*** Data to process ***
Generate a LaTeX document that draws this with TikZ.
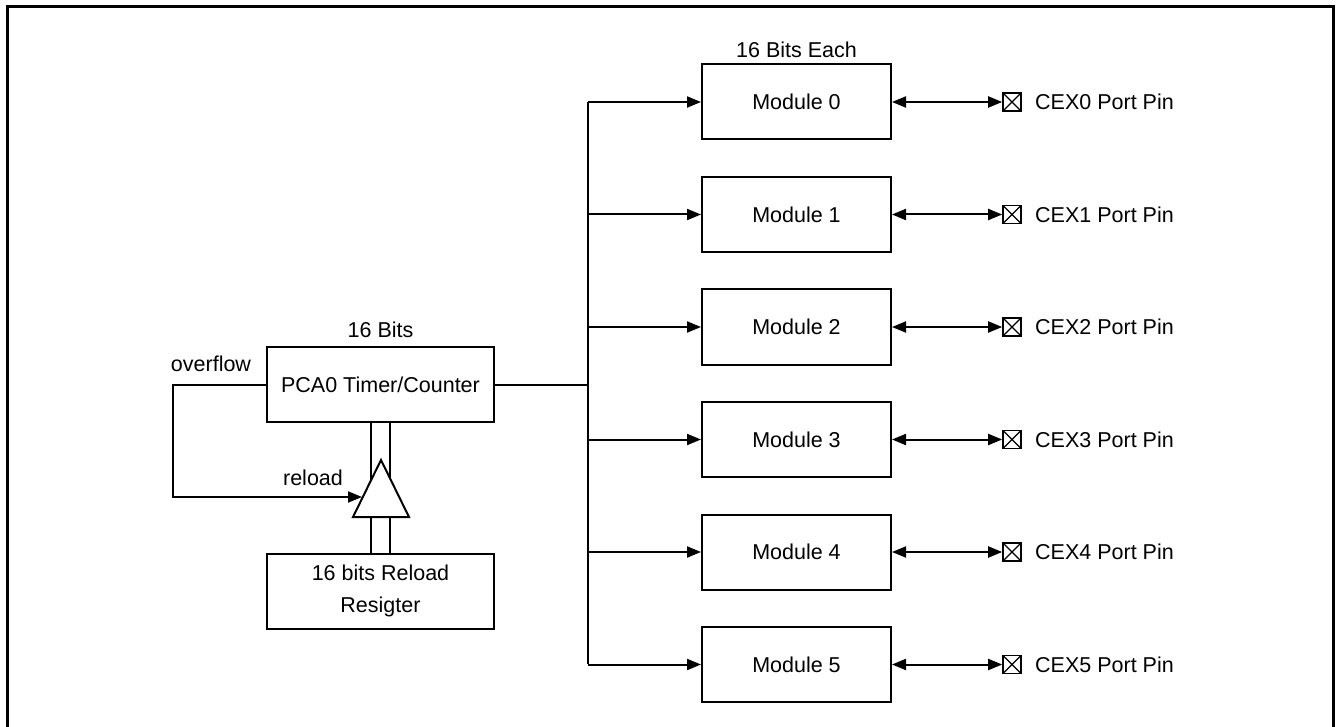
\documentclass[tikz,border=0pt]{standalone}
\usepackage{fontspec}
\setmainfont{Liberation Sans}
\usetikzlibrary{arrows.meta}
\begin{document}
\begin{tikzpicture}[x=1pt,y=-1pt,
  every node/.style={font=\fontsize{21.5}{26}\selectfont, inner sep=0pt},
  blk/.style={draw, line width=2pt, minimum width=189pt, minimum height=75pt, align=center},
  bigblk/.style={draw, line width=2pt, minimum width=227pt, minimum height=75pt, align=center},
  wire/.style={line width=2pt},
  arr/.style={wire, -{Triangle[length=14pt,width=11pt]}},
  darr/.style={wire, {Triangle[length=14pt,width=11pt]}-{Triangle[length=14pt,width=11pt]}},
  pin/.style={draw, line width=1.6pt, minimum width=18pt, minimum height=18pt, path picture={\draw[line width=1.3pt] (path picture bounding box.north west) -- (path picture bounding box.south east) (path picture bounding box.north east) -- (path picture bounding box.south west);}},
  lbl/.style={anchor=west}
]
\useasboundingbox (0,0) rectangle (1341,727);
% frame
\coordinate (fbl) at (7,730);
\coordinate (ftl) at (7,7);
\coordinate (ftr) at (1333,7);
\coordinate (fbr) at (1333,730);
\draw[line width=3pt] (fbl) -- (ftl) -- (ftr) -- (fbr);

% PCA0 timer
\node[bigblk] (pca) at (380.5,384.5) {PCA0 Timer/Counter};
\node (bits16) at (380.5,330) {16 Bits};
\node[bigblk] (rel) at (380.5,591) {16 bits Reload\\[6pt]Resigter};

% triangle
\coordinate (tA) at (381,460);
\coordinate (tL) at (353,517);
\coordinate (tR) at (409,517);
\draw[wire, line join=miter] (tA) -- (tL) -- (tR) -- cycle;

% double bus lines
\coordinate (b1t) at (371,422);
\coordinate (b1m) at (371,480);
\coordinate (b2t) at (390,422);
\coordinate (b2m) at (390,478);
\coordinate (b1b) at (371,517);
\coordinate (b1r) at (371,554);
\coordinate (b2b) at (390,517);
\coordinate (b2r) at (390,554);
\draw[wire] (b1t) -- (b1m) (b2t) -- (b2m) (b1b) -- (b1r) (b2b) -- (b2r);

% overflow loop
\coordinate (ov1) at (173,385);
\coordinate (ov2) at (173,497);
\coordinate (tin) at (362,497);
\draw[arr] (pca.west |- ov1) -- (ov1) -- (ov2) -- (tin);
\node (ovl) at (211,364) {overflow};
\node (rll) at (313,478) {reload};

% bus
\coordinate (jn) at (588,385);
\coordinate (bus0) at (588,102);
\coordinate (bus5) at (588,664);
\draw[wire] (pca.east |- jn) -- (jn);
\draw[wire] (bus0) -- (bus5);

\node (each) at (796.5,50) {16 Bits Each};

\foreach \i/\y in {0/102,1/214.5,2/327,3/439.5,4/552,5/664.5}{
  \node[blk] (m\i) at (796.5,\y) {Module \i};
  \coordinate (bj\i) at (588,\y);
  \draw[arr] (bj\i) -- (m\i.west);
  \node[pin] (p\i) at (1012,\y) {};
  \draw[darr] (m\i.east) -- (p\i.west);
  \node[lbl] (t\i) at (1035,\y) {CEX\i{} Port Pin};
}
\end{tikzpicture}
\end{document}
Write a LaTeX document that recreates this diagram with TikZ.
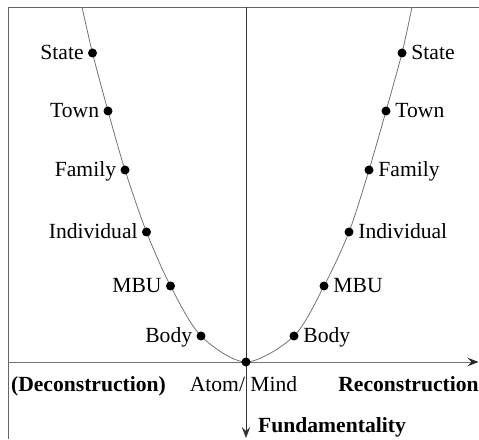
\documentclass[tikz,border=0pt]{standalone}
\usepackage{fontspec}
\setmainfont{Liberation Serif}
\usetikzlibrary{arrows.meta}
\begin{document}
\begin{tikzpicture}[x=1pt,y=1pt,
  framelinestyle/.style={draw=black!60,line width=0.9pt},
  axisv/.style={draw=black!80,line width=0.9pt,-{Stealth[length=11pt,width=8.5pt,inset=4pt]}},
  axish/.style={draw=black!55,line width=0.9pt,-{Stealth[length=11pt,width=8.5pt,inset=4pt,color=black!85]}},
  curvestyle/.style={draw=black!55,line width=0.8pt},
  dotstyle/.style={circle,fill=black,inner sep=0pt,minimum size=9pt},
  lbl/.style={font=\fontsize{21.6}{24}\selectfont,inner sep=0pt,text height=0.68em,text depth=0pt},
  bottomlbl/.style={font=\fontsize{21.6}{24}\selectfont,inner sep=0pt,anchor=base},
  boldlbl/.style={bottomlbl,font=\fontsize{21.6}{24}\selectfont\bfseries}
]
\useasboundingbox (0,0) rectangle (479,439);
% frame
\coordinate (fbl) at (8,0);
\coordinate (ftl) at (8,432);
\coordinate (ftr) at (479,432);
\draw[framelinestyle] (fbl) -- (ftl) -- (ftr);
% axes
\coordinate (O) at (246,77);
\coordinate (vtop) at (246,432);
\coordinate (vbot) at (246,1);
\coordinate (hleft) at (8,77);
\coordinate (hright) at (478.5,77);
\draw[axish] (hleft) -- (hright);
\draw[axisv] (vtop) -- (vbot);
% curve points
\coordinate (Ltop) at (82,432);
\coordinate (Rtop) at (412,432);
\coordinate (L1) at (92.5,386);
\coordinate (L2) at (108,328);
\coordinate (L3) at (125,269);
\coordinate (L4) at (146.5,207);
\coordinate (L5) at (170.5,153);
\coordinate (L6) at (201,103);
\coordinate (R1) at (402,386);
\coordinate (R2) at (386,328);
\coordinate (R3) at (369,269);
\coordinate (R4) at (349,207);
\coordinate (R5) at (324,153);
\coordinate (R6) at (294,103);
\draw[curvestyle] plot[smooth] coordinates {(Ltop) (L1) (L2) (L3) (L4) (L5) (L6) (O) (R6) (R5) (R4) (R3) (R2) (R1) (Rtop)};
% dots
\foreach \p in {L1,L2,L3,L4,L5,L6,R1,R2,R3,R4,R5,R6,O} {\node[dotstyle] (d\p) at (\p) {};}
% labels
\node[lbl,anchor=east] (tL1) at ([xshift=-4pt,yshift=-3pt]dL1.west) {State};
\node[lbl,anchor=east] (tL2) at ([xshift=-4pt,yshift=-3pt]dL2.west) {Town};
\node[lbl,anchor=east] (tL3) at ([xshift=-4pt,yshift=-3pt]dL3.west) {Family};
\node[lbl,anchor=east] (tL4) at ([xshift=-4pt,yshift=-3pt]dL4.west) {Individual};
\node[lbl,anchor=east] (tL5) at ([xshift=-4pt,yshift=-3pt]dL5.west) {MBU};
\node[lbl,anchor=east] (tL6) at ([xshift=-4pt,yshift=-3pt]dL6.west) {Body};
\node[lbl,anchor=west] (tR1) at ([xshift=4.5pt,yshift=-3pt]dR1.east) {State};
\node[lbl,anchor=west] (tR2) at ([xshift=4.5pt,yshift=-3pt]dR2.east) {Town};
\node[lbl,anchor=west] (tR3) at ([xshift=4.5pt,yshift=-3pt]dR3.east) {Family};
\node[lbl,anchor=west] (tR4) at ([xshift=4.5pt,yshift=-3pt]dR4.east) {Individual};
\node[lbl,anchor=west] (tR5) at ([xshift=4.5pt,yshift=-3pt]dR5.east) {MBU};
\node[lbl,anchor=west] (tR6) at ([xshift=4.5pt,yshift=-3pt]dR6.east) {Body};
\node[boldlbl] (decon) at (88.5,48) {(Deconstruction)};
\node[bottomlbl] (atom) at (243.5,48) {Atom/ Mind};
\node[boldlbl] (recon) at (408.5,48) {Reconstruction};
\node[boldlbl,anchor=base west] (fund) at (258,7) {Fundamentality};
\end{tikzpicture}
\end{document}
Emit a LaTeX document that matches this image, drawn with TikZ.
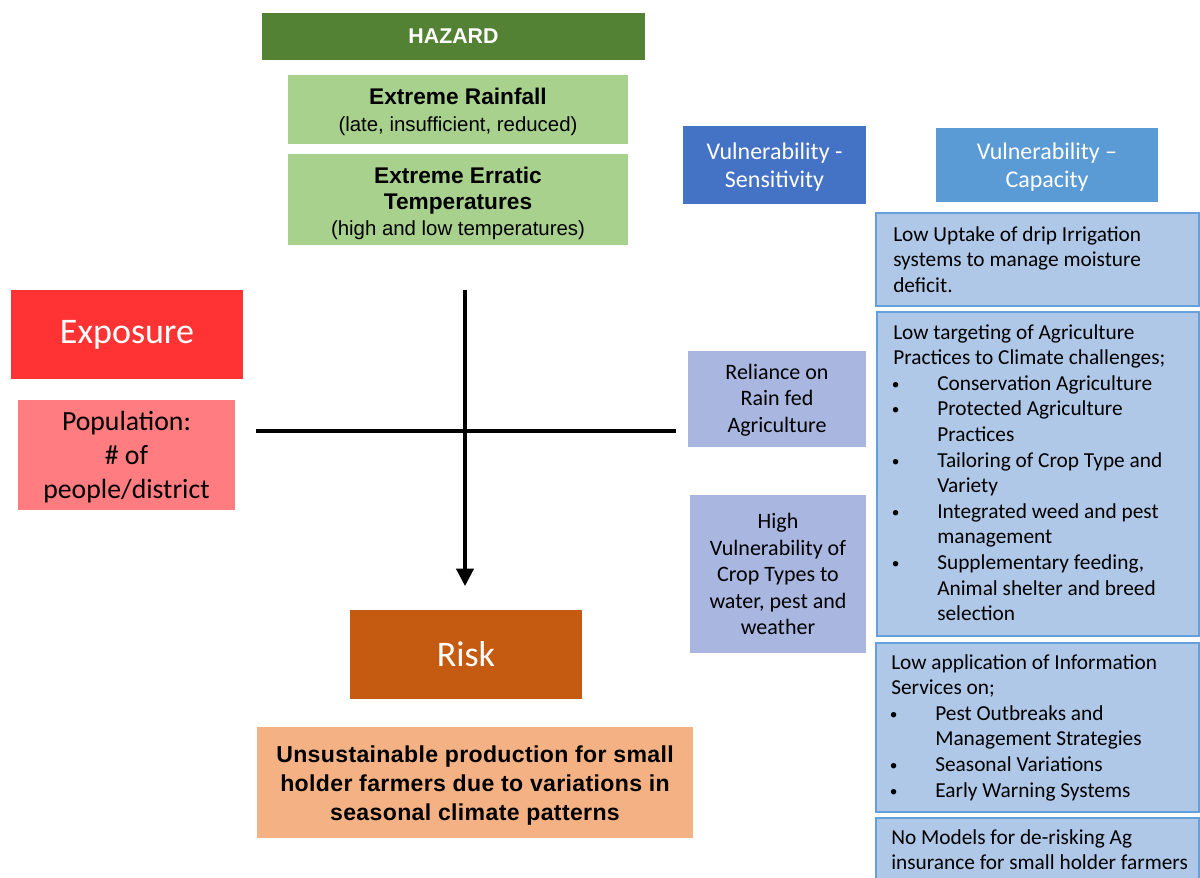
\documentclass[tikz,border=0pt]{standalone}
\usepackage{fontspec}
\setmainfont{Carlito}
\newfontfamily\arialf{Liberation Sans}
\newfontfamily\arialsp[LetterSpace=1.5]{Liberation Sans}
\usetikzlibrary{fit,arrows.meta}
\definecolor{hazgreen}{RGB}{84,130,53}
\definecolor{lightgreen}{RGB}{169,209,142}
\definecolor{sensblue}{RGB}{68,114,196}
\definecolor{capblue}{RGB}{91,155,213}
\definecolor{capfill}{RGB}{176,200,232}
\definecolor{capborder}{RGB}{100,160,220}
\definecolor{relfill}{RGB}{168,182,224}
\definecolor{expred}{RGB}{255,51,51}
\definecolor{popred}{RGB}{255,124,128}
\definecolor{riskor}{RGB}{197,90,17}
\definecolor{unsfill}{RGB}{244,177,131}
\newcommand\bl{\makebox[33pt][l]{\hspace{-1pt}\raisebox{0.8pt}{\fontsize{11.5pt}{11pt}\selectfont\textbullet}}}
\newcommand\ind{\hspace*{33pt}}
\begin{document}
\begin{tikzpicture}[x=0.75pt,y=-0.75pt,
  area/.style={inner sep=0pt, outer sep=0pt},
  txt/.style={inner sep=0pt, outer sep=0pt, align=center},
  capbox/.style={inner sep=0pt, outer sep=0pt, fill=capfill, draw=capborder, line width=1.1pt},
  captext/.style={anchor=north west, inner sep=0pt, align=left, font=\fontsize{16pt}{19.2pt}\selectfont},
  bigwhite/.style={txt, text=white, font=\fontsize{27pt}{32pt}\selectfont},
  hdr/.style={txt, text=white, font=\fontsize{18pt}{21pt}\selectfont},
  relt/.style={txt, font=\fontsize{16.5pt}{19.9pt}\selectfont},
  conn/.style={line width=2.3pt, black}
]
\useasboundingbox (0,0) rectangle (1200,878);
\clip (0,0) rectangle (1200,878);

% Hazard
\node[area, fill=hazgreen, fit={(262,13) (645,60)}] (hazard) {};
\node[txt, text=white, font=\arialf\bfseries\fontsize{16pt}{19pt}\selectfont] (hazardt) at (hazard.center) {HAZARD};
\node[area, fill=lightgreen, fit={(288,75) (628,144)}] (rain) {};
\node[txt, font=\arialf\fontsize{17pt}{20pt}\selectfont] (raint) at ([yshift=-2pt]rain.center) {{\bfseries Extreme Rainfall}\\{\fontsize{15.3pt}{20pt}\selectfont (late, insufficient, reduced)}};
\node[area, fill=lightgreen, fit={(288,154) (628,245)}] (temp) {};
\node[txt, font=\arialf\fontsize{17pt}{19.5pt}\selectfont] (tempt) at ([yshift=-3pt]temp.center) {{\bfseries Extreme Erratic}\\{\bfseries Temperatures}\\{\fontsize{15.3pt}{19.5pt}\selectfont (high and low temperatures)}};

% Vulnerability headers
\node[area, fill=sensblue, fit={(683,126) (866,204)}] (sens) {};
\node[hdr] (senst) at ([yshift=-1.8pt]sens.center) {Vulnerability -\\ Sensitivity};
\node[area, fill=capblue, fit={(936,128) (1158,202)}] (cap) {};
\node[hdr] (capt) at ([yshift=-1.5pt]cap.center) {Vulnerability --\\ Capacity};

% Capacity boxes
\node[capbox, fit={(876,213) (1199,306)}] (c1) {};
\node[captext] (c1t) at (893,226) {Low Uptake of drip Irrigation\\ systems to manage moisture\\ deficit.};
\node[capbox, fit={(877,312) (1199,636)}] (c2) {};
\node[captext] (c2t) at (893,324) {Low targeting of Agriculture\\ Practices to Climate challenges;\\
\bl Conservation Agriculture\\
\bl Protected Agriculture\\ \ind Practices\\
\bl Tailoring of Crop Type and\\ \ind Variety\\
\bl Integrated weed and pest\\ \ind management\\
\bl Supplementary feeding,\\ \ind Animal shelter and breed\\ \ind selection};
\node[capbox, fit={(876,643) (1199,812)}] (c3) {};
\node[captext] (c3t) at (891,654) {Low application of Information\\ Services on;\\
\bl Pest Outbreaks and\\ \ind Management Strategies\\
\bl Seasonal Variations\\
\bl Early Warning Systems};
\node[capbox, fit={(876,818) (1199,890)}] (c4) {};
\node[captext] (c4t) at (891,829) {No Models for de-risking Ag\\ insurance for small holder farmers};

% Sensitivity boxes
\node[area, fill=relfill, fit={(688,351) (866,447)}] (rel) {};
\node[relt] (relt) at ([yshift=-0.8pt]rel.center) {Reliance on\\ Rain fed\\ Agriculture};
\node[area, fill=relfill, fit={(690,495) (866,653)}] (crop) {};
\node[relt] (cropt) at (crop.center) {High\\ Vulnerability of\\ Crop Types to\\ water, pest and\\ weather};

% Exposure
\node[area, fill=expred, fit={(11,290) (243,379)}] (exp) {};
\node[bigwhite] (expt) at (exp.center) {Exposure};
\node[area, fill=popred, fit={(18,400) (235,510)}] (pop) {};
\node[txt, font=\fontsize{20.8pt}{25.5pt}\selectfont] (popt) at ([yshift=-1.5pt]pop.center) {Population:\\ \# of\\ people/district};

% Risk
\node[area, fill=riskor, fit={(350,610) (582,699)}] (risk) {};
\node[bigwhite] (riskt) at (risk.center) {Risk};
\node[area, fill=unsfill, fit={(257,727) (693,838)}] (uns) {};
\node[txt, font=\arialsp\bfseries\fontsize{17.3pt}{21.75pt}\selectfont] (unst) at ([yshift=-2pt]uns.center) {Unsustainable production for small\\ holder farmers due to variations in\\ seasonal climate patterns};

% Axes
\coordinate (hl) at (256,431);
\coordinate (hr) at (676,431);
\coordinate (vt) at (465,290);
\coordinate (vb) at (465,586);
\draw[conn] (hl) -- (hr);
\draw[conn, -{Triangle[length=13pt,width=13pt]}] (vt) -- (vb);
\end{tikzpicture}
\end{document}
***
Request »
Print out, exactly and with nothing added, the lines starting at the line holding "Emit a LaTeX" and ending at the line holding "(tempt) at ([yshift=-3pt]temp.center)", minus any pictures.

The solution »
Emit a LaTeX document that matches this image, drawn with TikZ.
\documentclass[tikz,border=0pt]{standalone}
\usepackage{fontspec}
\setmainfont{Carlito}
\newfontfamily\arialf{Liberation Sans}
\newfontfamily\arialsp[LetterSpace=1.5]{Liberation Sans}
\usetikzlibrary{fit,arrows.meta}
\definecolor{hazgreen}{RGB}{84,130,53}
\definecolor{lightgreen}{RGB}{169,209,142}
\definecolor{sensblue}{RGB}{68,114,196}
\definecolor{capblue}{RGB}{91,155,213}
\definecolor{capfill}{RGB}{176,200,232}
\definecolor{capborder}{RGB}{100,160,220}
\definecolor{relfill}{RGB}{168,182,224}
\definecolor{expred}{RGB}{255,51,51}
\definecolor{popred}{RGB}{255,124,128}
\definecolor{riskor}{RGB}{197,90,17}
\definecolor{unsfill}{RGB}{244,177,131}
\newcommand\bl{\makebox[33pt][l]{\hspace{-1pt}\raisebox{0.8pt}{\fontsize{11.5pt}{11pt}\selectfont\textbullet}}}
\newcommand\ind{\hspace*{33pt}}
\begin{document}
\begin{tikzpicture}[x=0.75pt,y=-0.75pt,
  area/.style={inner sep=0pt, outer sep=0pt},
  txt/.style={inner sep=0pt, outer sep=0pt, align=center},
  capbox/.style={inner sep=0pt, outer sep=0pt, fill=capfill, draw=capborder, line width=1.1pt},
  captext/.style={anchor=north west, inner sep=0pt, align=left, font=\fontsize{16pt}{19.2pt}\selectfont},
  bigwhite/.style={txt, text=white, font=\fontsize{27pt}{32pt}\selectfont},
  hdr/.style={txt, text=white, font=\fontsize{18pt}{21pt}\selectfont},
  relt/.style={txt, font=\fontsize{16.5pt}{19.9pt}\selectfont},
  conn/.style={line width=2.3pt, black}
]
\useasboundingbox (0,0) rectangle (1200,878);
\clip (0,0) rectangle (1200,878);

% Hazard
\node[area, fill=hazgreen, fit={(262,13) (645,60)}] (hazard) {};
\node[txt, text=white, font=\arialf\bfseries\fontsize{16pt}{19pt}\selectfont] (hazardt) at (hazard.center) {HAZARD};
\node[area, fill=lightgreen, fit={(288,75) (628,144)}] (rain) {};
\node[txt, font=\arialf\fontsize{17pt}{20pt}\selectfont] (raint) at ([yshift=-2pt]rain.center) {{\bfseries Extreme Rainfall}\\{\fontsize{15.3pt}{20pt}\selectfont (late, insufficient, reduced)}};
\node[area, fill=lightgreen, fit={(288,154) (628,245)}] (temp) {};
\node[txt, font=\arialf\fontsize{17pt}{19.5pt}\selectfont] (tempt) at ([yshift=-3pt]temp.center) {{\bfseries Extreme Erratic}\\{\bfseries Temperatures}\\{\fontsize{15.3pt}{19.5pt}\selectfont (high and low temperatures)}};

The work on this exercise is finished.